As you can see, the layout for Skype for Business has been given a face-lift. The color palette now matches Skype’s traditional blue and grey, and the contact icons have been rounded.
The tab menus have also been updated slightly. Perhaps the biggest change you’ll have is seeing the new Skype icon tagged to toolbars, rather than the Lync icon.
New feature: Skype directory search
One new feature you should know about is the integration of the Skype consumer directory search. This feature, labeled “Skype Directory”, allows you to communicate with Skype consumer accounts. The integration of Skype consumer directory search, makes it far easier for you to collaborate with customers, partners and suppliers.
If this feature is enabled, then you can add consumer Skype contacts and connect with them once the contact request is accepted.
Please note: ask your administrator if “consumer Skype federation”, as it’s called, is enabled. Many businesses choose to keep it disabled for security reasons.
New feature: File transfer preview
File transfer preview adds additional functionality to Skype for Business. With file transfer preview, you can easily download, forward, preview or delete files sent during an IM session. You can use the content menu or drag and drop directly into the chat area.
To use this feature, just right-click or tap-and-hold to preview file details before downloading, including file title, type and size. This makes it much easier to see what is being transferred.

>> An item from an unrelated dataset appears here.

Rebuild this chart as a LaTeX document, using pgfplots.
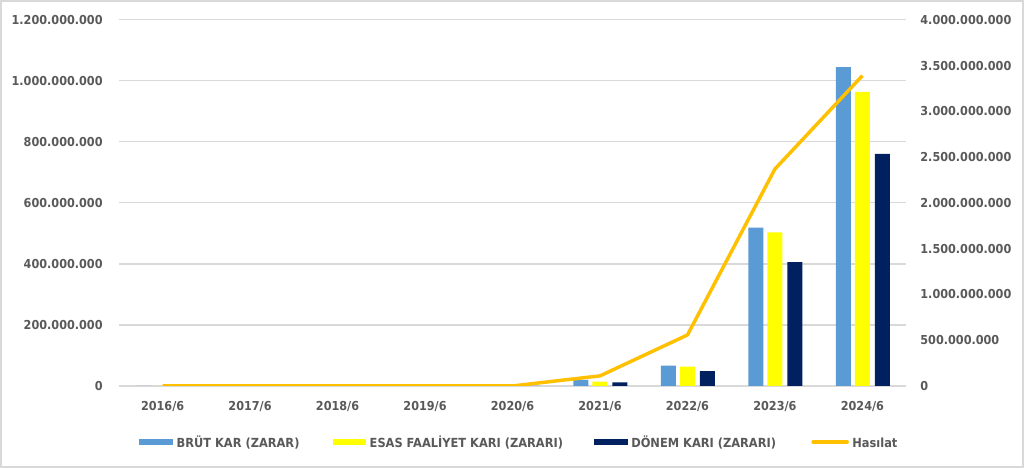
\documentclass[border=0pt]{standalone}
\usepackage{pgfplots}
\pgfplotsset{compat=1.18}
\usepackage{fontspec}
\setmainfont{DejaVu Sans}
\newfontfamily\tickfont[FakeStretch=0.91]{DejaVu Sans}
\definecolor{cblue}{HTML}{5B9BD5}
\definecolor{cyel}{HTML}{FFFF00}
\definecolor{cnavy}{HTML}{002060}
\definecolor{cgold}{HTML}{FFC000}
\definecolor{ctext}{HTML}{595959}
\definecolor{cgrid}{HTML}{D9D9D9}
\begin{document}
\begin{tikzpicture}
\draw[cgrid,line width=1.2pt] (0.75pt,0.75pt) rectangle (767.25pt,350.25pt);
\pgfplotsset{
  mybase/.style={
    scale only axis, width=590.25pt, height=274.5pt,
    at={(89.25pt,61.5pt)}, anchor=south west,
    xmin=-0.5, xmax=8.5,
    ymin=0,
    scaled y ticks=false,
    major tick length=0pt,
    tick style={draw=none},
    axis line style={draw=none},
    /pgf/number format/assume math mode=true,
    ticklabel style={font=\tickfont\bfseries\fontsize{9.25pt}{11pt}\selectfont, text=ctext},
    yticklabel={\pgfmathprintnumber[fixed,precision=0,1000 sep={.}]{\tick}},
  }
}
\begin{axis}[mybase,
  ymax=1.2e9, ytick={0,200000000,400000000,600000000,800000000,1000000000,1200000000},
  ymajorgrids, grid style={cgrid, line width=0.9pt},
  xtick={0,...,8},
  xticklabels={2016/6,2017/6,2018/6,2019/6,2020/6,2021/6,2022/6,2023/6,2024/6},
  xticklabel style={anchor=north, inner sep=0pt, yshift=-11pt},
  yticklabel style={anchor=east, inner sep=0pt, xshift=-12pt},
]
\addplot[ybar, bar width=11.25pt, bar shift=-14.25pt, fill=cblue, draw=none]
  coordinates {(0,0) (1,0) (2,0) (3,0) (4,0) (5,20000000) (6,67000000) (7,519000000) (8,1045000000)};
\addplot[ybar, bar width=11.25pt, bar shift=0pt, fill=cyel, draw=none]
  coordinates {(0,0) (1,0) (2,0) (3,0) (4,0) (5,14000000) (6,63000000) (7,503000000) (8,964000000)};
\addplot[ybar, bar width=11.25pt, bar shift=15pt, fill=cnavy, draw=none]
  coordinates {(0,0) (1,0) (2,0) (3,0) (4,0) (5,12000000) (6,49000000) (7,406000000) (8,761000000)};
\end{axis}
\begin{axis}[mybase,
  ymax=4e9, ytick={0,500000000,1000000000,1500000000,2000000000,2500000000,3000000000,3500000000,4000000000},
  axis y line*=right, axis x line=none,
  xtick=\empty,
  yticklabel style={anchor=west, inner sep=0pt, xshift=10.5pt},
]
\addplot[cgold, line width=2.6pt, line join=round]
  coordinates {(0,0) (1,0) (2,0) (3,0) (4,0) (5,110000000) (6,557000000) (7,2370000000) (8,3390000000)};
\end{axis}
% legend
\begin{scope}[x=0.75pt,y=0.75pt,every node/.style={anchor=base west, inner sep=0pt, text=ctext, font=\tickfont\bfseries\fontsize{9.4pt}{11pt}\selectfont}]
\fill[cblue] (139,23.3) rectangle (173,28.7);
\node at (176.5,20.7) {BRÜT KAR (ZARAR)};
\fill[cyel] (333,23.3) rectangle (366,28.7);
\node at (369.5,20.7) {ESAS FAALİYET KARI (ZARARI)};
\fill[cnavy] (594,23.3) rectangle (628,28.7);
\node at (631,20.7) {DÖNEM KARI (ZARARI)};
\draw[cgold, line width=2.6pt, line cap=round] (813,26) -- (847,26);
\node at (852,20.7) {Hasılat};
\end{scope}
\end{tikzpicture}
\end{document}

Other than that, there are a small number of new features, including the ability to paste unformatted text into the chat box and a new set of emojis.
What about security?
Prior to the introduction of Skype for Business, you may have only considered Skype as a consumer tool—perfect for video chat with Grandma, but not necessarily suited for executive video conferencing.
If you are worried about security, it’s important to note that, underneath the hood, Skype for Business is nearly identical to Lync. This isn’t to underplay the change in UI—which is a big leap forward—but rather to assure you that Skype for Business retains the same enterprise-grade security that has always had. It’s effectively the same software, hosted in the same datacenters, running on the same best-of-breed equipment, and backed by the same protection and controls as it always has been.